Goal of the exercise -
Reproduce all the entries exactly and keep the pictures out.

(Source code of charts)
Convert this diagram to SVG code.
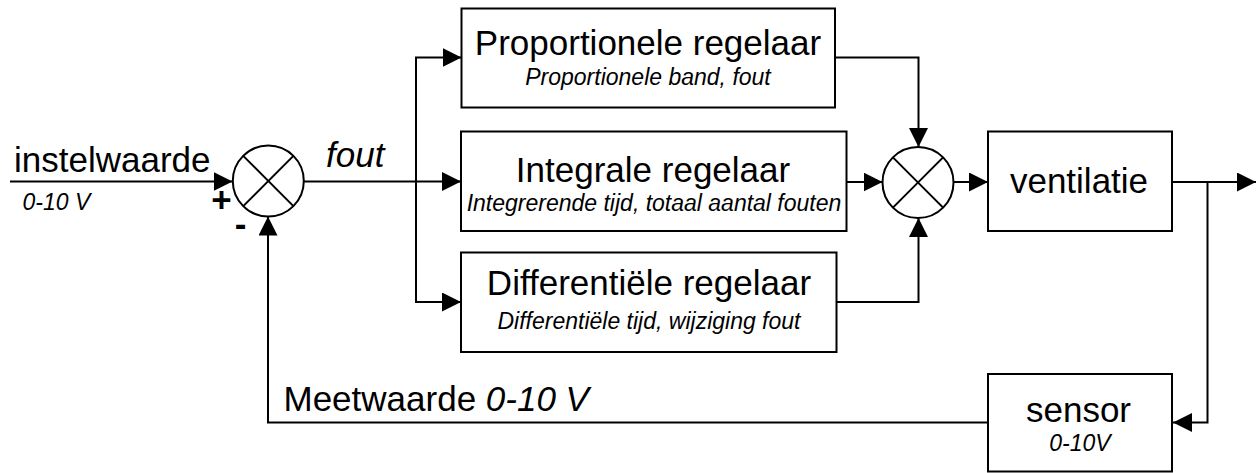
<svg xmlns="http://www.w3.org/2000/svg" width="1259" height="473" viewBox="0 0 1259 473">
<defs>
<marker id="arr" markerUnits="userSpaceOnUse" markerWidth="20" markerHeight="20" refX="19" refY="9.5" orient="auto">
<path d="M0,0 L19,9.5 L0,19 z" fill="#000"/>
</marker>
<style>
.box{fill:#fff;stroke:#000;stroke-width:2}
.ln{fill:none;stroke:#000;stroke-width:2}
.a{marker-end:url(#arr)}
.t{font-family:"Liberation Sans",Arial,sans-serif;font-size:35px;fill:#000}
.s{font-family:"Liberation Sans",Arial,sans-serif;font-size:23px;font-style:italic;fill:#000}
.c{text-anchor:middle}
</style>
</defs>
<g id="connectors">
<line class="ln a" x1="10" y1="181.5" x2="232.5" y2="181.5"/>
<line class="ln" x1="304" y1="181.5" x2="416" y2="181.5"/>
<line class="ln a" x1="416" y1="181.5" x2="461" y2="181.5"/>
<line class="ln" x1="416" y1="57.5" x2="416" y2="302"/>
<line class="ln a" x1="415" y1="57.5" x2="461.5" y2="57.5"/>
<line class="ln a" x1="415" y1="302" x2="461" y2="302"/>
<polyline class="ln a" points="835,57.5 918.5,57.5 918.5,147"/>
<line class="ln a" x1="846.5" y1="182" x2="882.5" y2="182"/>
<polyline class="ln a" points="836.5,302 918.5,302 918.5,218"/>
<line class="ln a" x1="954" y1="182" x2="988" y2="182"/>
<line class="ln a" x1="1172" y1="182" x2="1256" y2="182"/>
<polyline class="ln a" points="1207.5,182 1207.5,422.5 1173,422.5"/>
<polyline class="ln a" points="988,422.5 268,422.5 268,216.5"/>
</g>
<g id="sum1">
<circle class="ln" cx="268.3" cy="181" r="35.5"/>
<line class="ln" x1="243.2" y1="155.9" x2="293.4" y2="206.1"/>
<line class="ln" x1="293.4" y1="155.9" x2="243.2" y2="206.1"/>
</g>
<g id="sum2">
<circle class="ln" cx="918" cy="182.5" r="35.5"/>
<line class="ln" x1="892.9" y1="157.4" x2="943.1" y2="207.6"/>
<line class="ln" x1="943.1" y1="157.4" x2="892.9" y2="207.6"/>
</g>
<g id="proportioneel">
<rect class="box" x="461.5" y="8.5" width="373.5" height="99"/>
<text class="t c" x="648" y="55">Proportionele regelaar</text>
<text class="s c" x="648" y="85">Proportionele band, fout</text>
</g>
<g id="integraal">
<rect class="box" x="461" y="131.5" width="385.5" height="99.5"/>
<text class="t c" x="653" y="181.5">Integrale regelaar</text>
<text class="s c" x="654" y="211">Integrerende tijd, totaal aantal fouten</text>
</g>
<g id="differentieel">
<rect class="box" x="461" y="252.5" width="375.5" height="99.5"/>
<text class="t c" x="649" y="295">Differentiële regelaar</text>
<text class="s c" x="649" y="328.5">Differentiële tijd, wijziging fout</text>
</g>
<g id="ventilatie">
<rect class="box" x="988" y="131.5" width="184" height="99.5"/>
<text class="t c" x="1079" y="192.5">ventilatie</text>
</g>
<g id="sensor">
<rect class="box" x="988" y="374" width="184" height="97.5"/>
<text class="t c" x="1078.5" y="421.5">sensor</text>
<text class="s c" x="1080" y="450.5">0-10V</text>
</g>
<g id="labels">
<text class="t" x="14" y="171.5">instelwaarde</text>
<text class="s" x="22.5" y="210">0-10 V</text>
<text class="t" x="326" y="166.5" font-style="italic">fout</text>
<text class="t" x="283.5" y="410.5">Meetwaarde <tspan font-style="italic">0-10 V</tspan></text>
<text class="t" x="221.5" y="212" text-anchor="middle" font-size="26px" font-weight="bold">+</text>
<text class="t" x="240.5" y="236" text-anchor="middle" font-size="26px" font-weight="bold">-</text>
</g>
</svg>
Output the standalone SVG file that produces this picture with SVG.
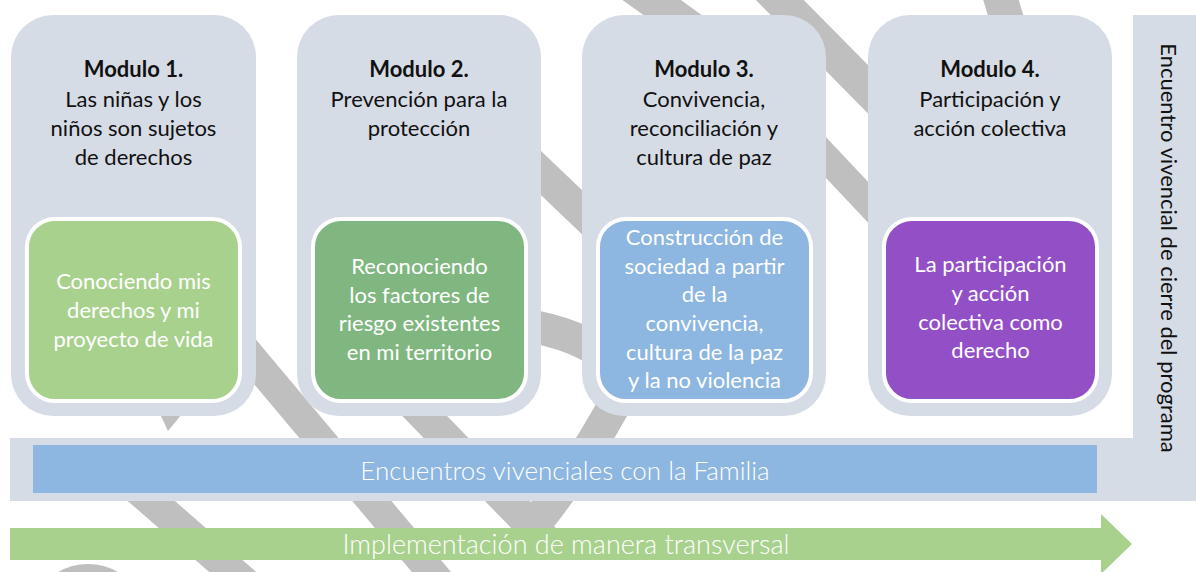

Answer below -
Convert this diagram to SVG code.
<svg xmlns="http://www.w3.org/2000/svg" width="1259" height="473" viewBox="0 0 1259 473">
<defs>
<marker id="arr" markerUnits="userSpaceOnUse" markerWidth="20" markerHeight="20" refX="19" refY="9.5" orient="auto">
<path d="M0,0 L19,9.5 L0,19 z" fill="#000"/>
</marker>
<style>
.box{fill:#fff;stroke:#000;stroke-width:2}
.ln{fill:none;stroke:#000;stroke-width:2}
.a{marker-end:url(#arr)}
.t{font-family:"Liberation Sans",Arial,sans-serif;font-size:35px;fill:#000}
.s{font-family:"Liberation Sans",Arial,sans-serif;font-size:23px;font-style:italic;fill:#000}
.c{text-anchor:middle}
</style>
</defs>
<g id="connectors">
<line class="ln a" x1="10" y1="181.5" x2="232.5" y2="181.5"/>
<line class="ln" x1="304" y1="181.5" x2="416" y2="181.5"/>
<line class="ln a" x1="416" y1="181.5" x2="461" y2="181.5"/>
<line class="ln" x1="416" y1="57.5" x2="416" y2="302"/>
<line class="ln a" x1="415" y1="57.5" x2="461.5" y2="57.5"/>
<line class="ln a" x1="415" y1="302" x2="461" y2="302"/>
<polyline class="ln a" points="835,57.5 918.5,57.5 918.5,147"/>
<line class="ln a" x1="846.5" y1="182" x2="882.5" y2="182"/>
<polyline class="ln a" points="836.5,302 918.5,302 918.5,218"/>
<line class="ln a" x1="954" y1="182" x2="988" y2="182"/>
<line class="ln a" x1="1172" y1="182" x2="1256" y2="182"/>
<polyline class="ln a" points="1207.5,182 1207.5,422.5 1173,422.5"/>
<polyline class="ln a" points="988,422.5 268,422.5 268,216.5"/>
</g>
<g id="sum1">
<circle class="ln" cx="268.3" cy="181" r="35.5"/>
<line class="ln" x1="243.2" y1="155.9" x2="293.4" y2="206.1"/>
<line class="ln" x1="293.4" y1="155.9" x2="243.2" y2="206.1"/>
</g>
<g id="sum2">
<circle class="ln" cx="918" cy="182.5" r="35.5"/>
<line class="ln" x1="892.9" y1="157.4" x2="943.1" y2="207.6"/>
<line class="ln" x1="943.1" y1="157.4" x2="892.9" y2="207.6"/>
</g>
<g id="proportioneel">
<rect class="box" x="461.5" y="8.5" width="373.5" height="99"/>
<text class="t c" x="648" y="55">Proportionele regelaar</text>
<text class="s c" x="648" y="85">Proportionele band, fout</text>
</g>
<g id="integraal">
<rect class="box" x="461" y="131.5" width="385.5" height="99.5"/>
<text class="t c" x="653" y="181.5">Integrale regelaar</text>
<text class="s c" x="654" y="211">Integrerende tijd, totaal aantal fouten</text>
</g>
<g id="differentieel">
<rect class="box" x="461" y="252.5" width="375.5" height="99.5"/>
<text class="t c" x="649" y="295">Differentiële regelaar</text>
<text class="s c" x="649" y="328.5">Differentiële tijd, wijziging fout</text>
</g>
<g id="ventilatie">
<rect class="box" x="988" y="131.5" width="184" height="99.5"/>
<text class="t c" x="1079" y="192.5">ventilatie</text>
</g>
<g id="sensor">
<rect class="box" x="988" y="374" width="184" height="97.5"/>
<text class="t c" x="1078.5" y="421.5">sensor</text>
<text class="s c" x="1080" y="450.5">0-10V</text>
</g>
<g id="labels">
<text class="t" x="14" y="171.5">instelwaarde</text>
<text class="s" x="22.5" y="210">0-10 V</text>
<text class="t" x="326" y="166.5" font-style="italic">fout</text>
<text class="t" x="283.5" y="410.5">Meetwaarde <tspan font-style="italic">0-10 V</tspan></text>
<text class="t" x="221.5" y="212" text-anchor="middle" font-size="26px" font-weight="bold">+</text>
<text class="t" x="240.5" y="236" text-anchor="middle" font-size="26px" font-weight="bold">-</text>
</g>
</svg>
Output the standalone SVG file that produces this picture with SVG.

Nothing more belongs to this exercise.